◆ TASK STATEMENT
Among the lines of the listing below, retype exactly those from the one containing "Convert this chart to D3.js code." through the one containing "var padL = 84, padT", both included. Do not include pictures.

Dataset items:
* * * * * * * * *

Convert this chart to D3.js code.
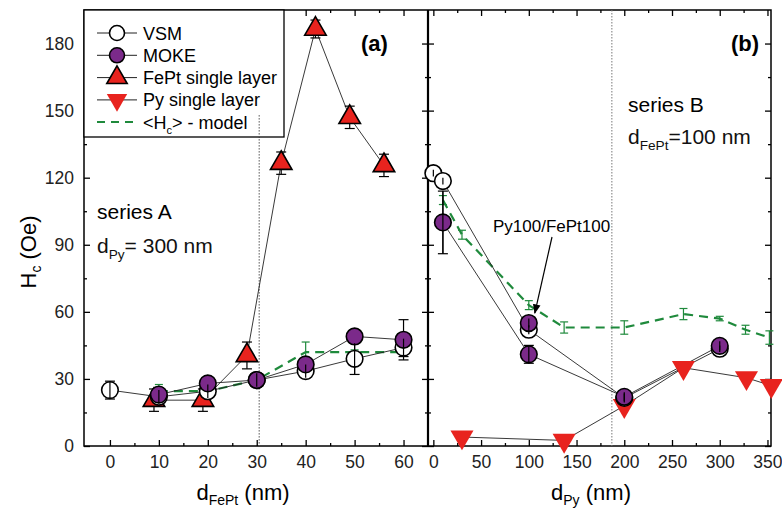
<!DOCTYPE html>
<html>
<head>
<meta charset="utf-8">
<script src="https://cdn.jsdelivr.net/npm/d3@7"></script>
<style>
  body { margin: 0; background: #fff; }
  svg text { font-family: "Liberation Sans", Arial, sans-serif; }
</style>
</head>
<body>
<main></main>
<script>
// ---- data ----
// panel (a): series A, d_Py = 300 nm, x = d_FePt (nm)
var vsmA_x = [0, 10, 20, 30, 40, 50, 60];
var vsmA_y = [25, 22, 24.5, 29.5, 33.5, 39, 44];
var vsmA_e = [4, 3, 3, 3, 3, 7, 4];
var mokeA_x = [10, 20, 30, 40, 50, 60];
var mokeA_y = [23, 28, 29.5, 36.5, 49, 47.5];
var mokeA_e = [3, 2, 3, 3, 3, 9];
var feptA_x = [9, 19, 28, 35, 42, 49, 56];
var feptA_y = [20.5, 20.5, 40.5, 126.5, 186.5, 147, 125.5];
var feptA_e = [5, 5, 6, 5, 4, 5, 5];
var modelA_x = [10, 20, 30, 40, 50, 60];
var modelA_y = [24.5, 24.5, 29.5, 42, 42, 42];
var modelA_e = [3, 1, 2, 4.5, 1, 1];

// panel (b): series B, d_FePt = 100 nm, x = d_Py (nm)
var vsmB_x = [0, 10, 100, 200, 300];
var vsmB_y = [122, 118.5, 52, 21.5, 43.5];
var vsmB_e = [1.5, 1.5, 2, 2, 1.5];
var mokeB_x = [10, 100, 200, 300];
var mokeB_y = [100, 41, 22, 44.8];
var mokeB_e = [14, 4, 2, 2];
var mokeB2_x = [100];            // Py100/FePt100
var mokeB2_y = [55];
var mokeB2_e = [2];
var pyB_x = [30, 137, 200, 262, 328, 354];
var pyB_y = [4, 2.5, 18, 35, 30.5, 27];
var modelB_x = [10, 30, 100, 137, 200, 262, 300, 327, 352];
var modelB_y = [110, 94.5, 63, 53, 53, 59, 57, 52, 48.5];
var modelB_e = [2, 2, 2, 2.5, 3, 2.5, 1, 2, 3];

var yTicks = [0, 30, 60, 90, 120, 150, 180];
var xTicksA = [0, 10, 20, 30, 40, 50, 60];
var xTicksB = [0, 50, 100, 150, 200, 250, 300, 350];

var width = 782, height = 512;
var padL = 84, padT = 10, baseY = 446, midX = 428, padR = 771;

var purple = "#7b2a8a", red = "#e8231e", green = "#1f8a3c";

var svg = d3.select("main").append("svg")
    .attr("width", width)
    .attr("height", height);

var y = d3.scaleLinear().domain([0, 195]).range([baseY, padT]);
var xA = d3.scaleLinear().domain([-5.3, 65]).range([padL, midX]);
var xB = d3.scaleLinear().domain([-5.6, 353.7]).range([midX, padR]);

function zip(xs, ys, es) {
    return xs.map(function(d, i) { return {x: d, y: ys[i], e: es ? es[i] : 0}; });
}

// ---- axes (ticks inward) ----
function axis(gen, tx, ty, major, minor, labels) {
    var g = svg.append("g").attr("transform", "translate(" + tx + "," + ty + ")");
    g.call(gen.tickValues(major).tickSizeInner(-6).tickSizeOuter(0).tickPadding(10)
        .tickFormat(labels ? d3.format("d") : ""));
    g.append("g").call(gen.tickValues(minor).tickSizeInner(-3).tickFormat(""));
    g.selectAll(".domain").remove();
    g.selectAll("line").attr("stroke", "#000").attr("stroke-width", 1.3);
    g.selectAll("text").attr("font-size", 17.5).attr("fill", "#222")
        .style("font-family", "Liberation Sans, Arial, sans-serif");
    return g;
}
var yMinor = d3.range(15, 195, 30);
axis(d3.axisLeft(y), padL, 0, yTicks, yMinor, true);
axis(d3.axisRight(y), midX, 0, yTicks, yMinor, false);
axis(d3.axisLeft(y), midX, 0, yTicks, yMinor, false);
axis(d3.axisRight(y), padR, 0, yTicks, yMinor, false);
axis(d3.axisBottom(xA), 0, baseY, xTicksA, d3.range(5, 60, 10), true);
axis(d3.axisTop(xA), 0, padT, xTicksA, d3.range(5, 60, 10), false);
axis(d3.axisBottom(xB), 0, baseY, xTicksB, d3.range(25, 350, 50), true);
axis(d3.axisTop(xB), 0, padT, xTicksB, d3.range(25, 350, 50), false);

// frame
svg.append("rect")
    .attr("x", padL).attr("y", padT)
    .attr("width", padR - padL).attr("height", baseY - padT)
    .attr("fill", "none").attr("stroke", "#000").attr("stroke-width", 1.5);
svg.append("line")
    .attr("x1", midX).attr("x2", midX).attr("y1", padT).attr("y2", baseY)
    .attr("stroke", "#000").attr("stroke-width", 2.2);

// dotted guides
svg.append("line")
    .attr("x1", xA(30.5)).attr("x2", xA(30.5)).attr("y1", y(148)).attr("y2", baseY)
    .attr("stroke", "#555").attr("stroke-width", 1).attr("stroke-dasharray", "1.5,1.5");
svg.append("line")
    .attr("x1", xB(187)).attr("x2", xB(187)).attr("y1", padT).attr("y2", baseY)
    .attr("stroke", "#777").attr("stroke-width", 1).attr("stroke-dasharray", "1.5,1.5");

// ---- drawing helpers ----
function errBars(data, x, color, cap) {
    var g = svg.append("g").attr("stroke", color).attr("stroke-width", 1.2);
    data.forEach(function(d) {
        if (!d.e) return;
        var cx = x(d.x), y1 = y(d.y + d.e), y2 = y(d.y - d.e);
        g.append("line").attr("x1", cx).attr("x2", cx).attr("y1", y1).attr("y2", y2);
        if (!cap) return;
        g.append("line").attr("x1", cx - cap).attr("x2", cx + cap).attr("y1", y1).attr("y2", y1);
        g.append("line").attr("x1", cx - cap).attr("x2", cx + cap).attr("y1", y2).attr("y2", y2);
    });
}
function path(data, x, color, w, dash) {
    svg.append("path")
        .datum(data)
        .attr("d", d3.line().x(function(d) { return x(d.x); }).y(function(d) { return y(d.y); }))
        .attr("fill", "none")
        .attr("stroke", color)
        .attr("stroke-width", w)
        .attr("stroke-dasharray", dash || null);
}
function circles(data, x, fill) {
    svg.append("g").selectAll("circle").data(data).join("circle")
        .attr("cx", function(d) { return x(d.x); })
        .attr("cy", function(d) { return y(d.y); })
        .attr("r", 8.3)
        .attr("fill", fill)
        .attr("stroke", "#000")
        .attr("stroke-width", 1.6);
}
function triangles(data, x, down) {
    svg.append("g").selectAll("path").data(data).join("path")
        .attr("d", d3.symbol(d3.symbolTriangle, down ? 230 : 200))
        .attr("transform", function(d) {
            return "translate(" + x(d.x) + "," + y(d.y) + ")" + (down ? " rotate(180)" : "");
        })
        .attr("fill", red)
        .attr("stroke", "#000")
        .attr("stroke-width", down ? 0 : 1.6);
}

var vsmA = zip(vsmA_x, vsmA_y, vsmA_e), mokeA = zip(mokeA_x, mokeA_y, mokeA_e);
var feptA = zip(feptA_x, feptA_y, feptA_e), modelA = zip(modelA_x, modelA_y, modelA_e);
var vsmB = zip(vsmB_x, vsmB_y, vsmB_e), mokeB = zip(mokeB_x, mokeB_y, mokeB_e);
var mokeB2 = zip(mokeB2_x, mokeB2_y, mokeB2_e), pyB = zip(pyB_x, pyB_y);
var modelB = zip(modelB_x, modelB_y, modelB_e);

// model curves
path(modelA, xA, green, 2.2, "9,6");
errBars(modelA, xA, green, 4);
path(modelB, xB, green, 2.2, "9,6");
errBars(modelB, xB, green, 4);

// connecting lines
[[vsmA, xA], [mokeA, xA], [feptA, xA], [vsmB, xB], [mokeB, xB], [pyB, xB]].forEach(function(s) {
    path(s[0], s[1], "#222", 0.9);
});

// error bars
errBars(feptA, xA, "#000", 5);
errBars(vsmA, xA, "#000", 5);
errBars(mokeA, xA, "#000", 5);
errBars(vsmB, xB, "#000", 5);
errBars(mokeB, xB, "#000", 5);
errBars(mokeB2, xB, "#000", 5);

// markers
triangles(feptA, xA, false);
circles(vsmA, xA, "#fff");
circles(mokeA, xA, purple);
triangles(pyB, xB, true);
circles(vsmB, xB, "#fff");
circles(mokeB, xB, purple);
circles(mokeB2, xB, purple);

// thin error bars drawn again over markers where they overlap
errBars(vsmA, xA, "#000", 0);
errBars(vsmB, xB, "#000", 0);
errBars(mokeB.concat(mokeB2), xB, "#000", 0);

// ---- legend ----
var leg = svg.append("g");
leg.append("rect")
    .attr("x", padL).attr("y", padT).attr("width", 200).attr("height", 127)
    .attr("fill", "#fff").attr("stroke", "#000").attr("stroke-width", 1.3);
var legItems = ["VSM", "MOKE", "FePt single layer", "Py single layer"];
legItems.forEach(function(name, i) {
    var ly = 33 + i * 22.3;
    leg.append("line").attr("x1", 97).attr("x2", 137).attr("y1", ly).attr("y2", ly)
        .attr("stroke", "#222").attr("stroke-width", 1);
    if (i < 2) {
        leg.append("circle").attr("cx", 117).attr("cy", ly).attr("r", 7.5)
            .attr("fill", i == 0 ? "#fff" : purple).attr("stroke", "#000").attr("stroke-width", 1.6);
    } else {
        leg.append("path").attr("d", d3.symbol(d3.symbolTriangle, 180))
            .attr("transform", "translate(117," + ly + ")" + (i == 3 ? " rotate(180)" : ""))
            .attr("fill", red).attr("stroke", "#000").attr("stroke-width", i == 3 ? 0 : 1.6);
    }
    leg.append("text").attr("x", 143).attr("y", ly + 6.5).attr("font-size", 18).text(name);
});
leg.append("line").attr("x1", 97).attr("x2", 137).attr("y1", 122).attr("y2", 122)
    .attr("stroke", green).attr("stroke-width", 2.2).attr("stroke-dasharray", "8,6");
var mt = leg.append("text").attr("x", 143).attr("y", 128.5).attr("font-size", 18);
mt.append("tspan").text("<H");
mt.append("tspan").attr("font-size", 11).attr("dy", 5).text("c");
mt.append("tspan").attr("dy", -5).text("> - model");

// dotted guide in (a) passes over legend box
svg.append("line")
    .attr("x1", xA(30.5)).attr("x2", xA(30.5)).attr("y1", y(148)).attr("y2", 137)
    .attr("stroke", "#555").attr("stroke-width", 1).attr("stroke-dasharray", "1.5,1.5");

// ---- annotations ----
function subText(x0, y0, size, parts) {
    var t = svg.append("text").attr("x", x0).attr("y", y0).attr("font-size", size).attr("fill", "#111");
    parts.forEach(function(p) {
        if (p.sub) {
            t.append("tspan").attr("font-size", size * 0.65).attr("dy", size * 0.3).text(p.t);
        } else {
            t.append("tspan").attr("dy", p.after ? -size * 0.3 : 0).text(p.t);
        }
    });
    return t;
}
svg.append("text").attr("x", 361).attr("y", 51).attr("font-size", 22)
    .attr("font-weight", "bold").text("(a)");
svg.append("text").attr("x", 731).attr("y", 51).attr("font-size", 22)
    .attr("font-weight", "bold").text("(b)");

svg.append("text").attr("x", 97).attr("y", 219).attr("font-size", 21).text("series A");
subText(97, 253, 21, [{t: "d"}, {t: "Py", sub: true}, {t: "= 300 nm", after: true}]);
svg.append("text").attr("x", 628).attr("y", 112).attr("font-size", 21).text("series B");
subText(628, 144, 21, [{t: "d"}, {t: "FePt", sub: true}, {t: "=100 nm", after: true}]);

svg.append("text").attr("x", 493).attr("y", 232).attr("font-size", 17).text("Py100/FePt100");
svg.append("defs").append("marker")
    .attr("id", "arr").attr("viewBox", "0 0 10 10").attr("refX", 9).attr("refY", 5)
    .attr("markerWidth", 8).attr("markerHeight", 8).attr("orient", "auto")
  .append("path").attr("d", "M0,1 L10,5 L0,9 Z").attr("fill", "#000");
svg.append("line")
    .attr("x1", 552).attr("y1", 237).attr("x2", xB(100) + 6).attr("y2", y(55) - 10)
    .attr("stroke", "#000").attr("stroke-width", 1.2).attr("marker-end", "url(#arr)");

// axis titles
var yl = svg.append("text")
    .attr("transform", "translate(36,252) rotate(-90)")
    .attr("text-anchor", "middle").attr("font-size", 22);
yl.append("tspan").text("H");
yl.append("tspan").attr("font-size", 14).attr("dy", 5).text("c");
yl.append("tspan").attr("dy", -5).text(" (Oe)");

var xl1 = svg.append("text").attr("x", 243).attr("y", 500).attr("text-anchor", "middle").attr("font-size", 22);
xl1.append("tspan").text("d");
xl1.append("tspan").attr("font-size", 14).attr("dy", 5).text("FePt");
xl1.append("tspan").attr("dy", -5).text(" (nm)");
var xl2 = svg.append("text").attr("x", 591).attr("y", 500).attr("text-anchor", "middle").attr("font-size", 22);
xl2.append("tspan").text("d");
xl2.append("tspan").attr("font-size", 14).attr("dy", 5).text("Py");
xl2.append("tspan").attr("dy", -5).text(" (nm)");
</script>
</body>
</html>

* * * * * * * * *

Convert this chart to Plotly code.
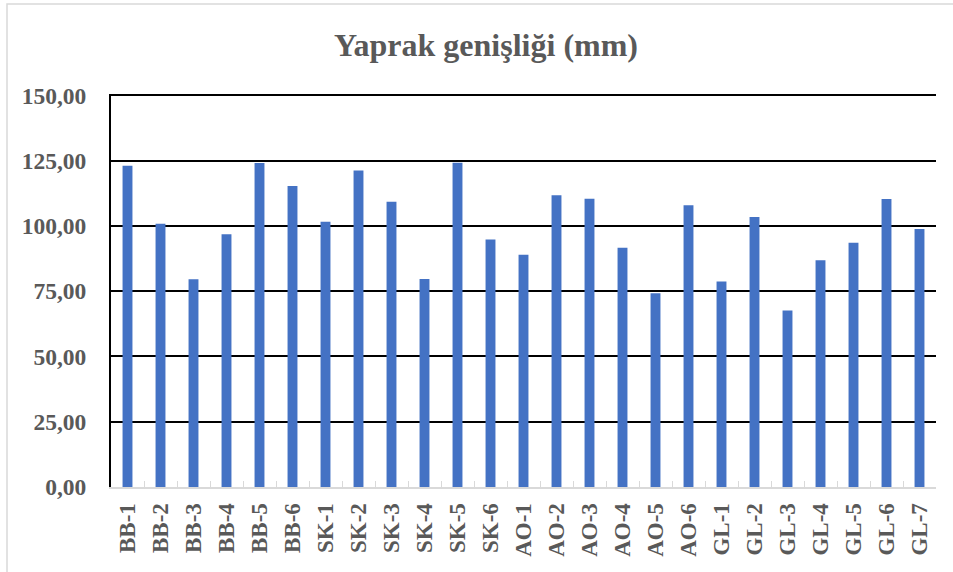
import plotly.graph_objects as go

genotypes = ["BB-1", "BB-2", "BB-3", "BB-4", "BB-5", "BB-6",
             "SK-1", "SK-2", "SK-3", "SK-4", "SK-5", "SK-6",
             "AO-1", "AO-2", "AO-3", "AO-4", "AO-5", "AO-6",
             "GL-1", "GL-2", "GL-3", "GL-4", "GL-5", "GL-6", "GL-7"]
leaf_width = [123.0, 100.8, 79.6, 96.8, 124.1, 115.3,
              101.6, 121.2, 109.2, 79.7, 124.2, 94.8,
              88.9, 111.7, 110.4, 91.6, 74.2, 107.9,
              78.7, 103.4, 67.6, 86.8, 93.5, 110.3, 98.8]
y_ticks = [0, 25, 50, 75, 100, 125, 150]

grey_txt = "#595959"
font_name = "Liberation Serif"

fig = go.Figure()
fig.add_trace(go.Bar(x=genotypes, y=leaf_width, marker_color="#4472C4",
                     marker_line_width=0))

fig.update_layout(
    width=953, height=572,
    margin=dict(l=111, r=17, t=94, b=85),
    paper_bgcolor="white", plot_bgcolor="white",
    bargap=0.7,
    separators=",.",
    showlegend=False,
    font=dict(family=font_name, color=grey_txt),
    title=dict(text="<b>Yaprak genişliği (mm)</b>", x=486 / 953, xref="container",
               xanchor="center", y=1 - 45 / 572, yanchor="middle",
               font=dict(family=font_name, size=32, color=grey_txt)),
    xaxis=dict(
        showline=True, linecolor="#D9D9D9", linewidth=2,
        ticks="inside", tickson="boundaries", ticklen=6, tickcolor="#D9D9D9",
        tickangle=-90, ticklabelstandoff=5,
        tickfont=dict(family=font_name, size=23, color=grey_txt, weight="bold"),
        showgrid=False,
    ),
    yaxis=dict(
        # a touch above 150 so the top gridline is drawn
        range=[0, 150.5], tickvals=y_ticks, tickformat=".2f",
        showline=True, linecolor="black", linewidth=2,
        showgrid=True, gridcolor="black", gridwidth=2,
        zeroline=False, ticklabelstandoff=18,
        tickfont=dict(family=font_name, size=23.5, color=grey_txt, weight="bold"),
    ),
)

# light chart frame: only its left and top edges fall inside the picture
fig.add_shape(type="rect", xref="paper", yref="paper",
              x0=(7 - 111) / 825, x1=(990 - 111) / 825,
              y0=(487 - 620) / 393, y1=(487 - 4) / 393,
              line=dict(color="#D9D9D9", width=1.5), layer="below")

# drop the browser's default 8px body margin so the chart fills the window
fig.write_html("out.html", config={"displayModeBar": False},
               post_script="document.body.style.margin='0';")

* * * * * * * * *

◆ FINAL RESULT
Convert this chart to D3.js code.
<!DOCTYPE html>
<html>
<head>
<meta charset="utf-8">
<script src="https://cdn.jsdelivr.net/npm/d3@7"></script>
<style>
  body { margin: 0; background: #fff; }
  svg text { font-family: "Liberation Sans", Arial, sans-serif; }
</style>
</head>
<body>
<main></main>
<script>
// ---- data ----
// panel (a): series A, d_Py = 300 nm, x = d_FePt (nm)
var vsmA_x = [0, 10, 20, 30, 40, 50, 60];
var vsmA_y = [25, 22, 24.5, 29.5, 33.5, 39, 44];
var vsmA_e = [4, 3, 3, 3, 3, 7, 4];
var mokeA_x = [10, 20, 30, 40, 50, 60];
var mokeA_y = [23, 28, 29.5, 36.5, 49, 47.5];
var mokeA_e = [3, 2, 3, 3, 3, 9];
var feptA_x = [9, 19, 28, 35, 42, 49, 56];
var feptA_y = [20.5, 20.5, 40.5, 126.5, 186.5, 147, 125.5];
var feptA_e = [5, 5, 6, 5, 4, 5, 5];
var modelA_x = [10, 20, 30, 40, 50, 60];
var modelA_y = [24.5, 24.5, 29.5, 42, 42, 42];
var modelA_e = [3, 1, 2, 4.5, 1, 1];

// panel (b): series B, d_FePt = 100 nm, x = d_Py (nm)
var vsmB_x = [0, 10, 100, 200, 300];
var vsmB_y = [122, 118.5, 52, 21.5, 43.5];
var vsmB_e = [1.5, 1.5, 2, 2, 1.5];
var mokeB_x = [10, 100, 200, 300];
var mokeB_y = [100, 41, 22, 44.8];
var mokeB_e = [14, 4, 2, 2];
var mokeB2_x = [100];            // Py100/FePt100
var mokeB2_y = [55];
var mokeB2_e = [2];
var pyB_x = [30, 137, 200, 262, 328, 354];
var pyB_y = [4, 2.5, 18, 35, 30.5, 27];
var modelB_x = [10, 30, 100, 137, 200, 262, 300, 327, 352];
var modelB_y = [110, 94.5, 63, 53, 53, 59, 57, 52, 48.5];
var modelB_e = [2, 2, 2, 2.5, 3, 2.5, 1, 2, 3];

var yTicks = [0, 30, 60, 90, 120, 150, 180];
var xTicksA = [0, 10, 20, 30, 40, 50, 60];
var xTicksB = [0, 50, 100, 150, 200, 250, 300, 350];

var width = 782, height = 512;
var padL = 84, padT = 10, baseY = 446, midX = 428, padR = 771;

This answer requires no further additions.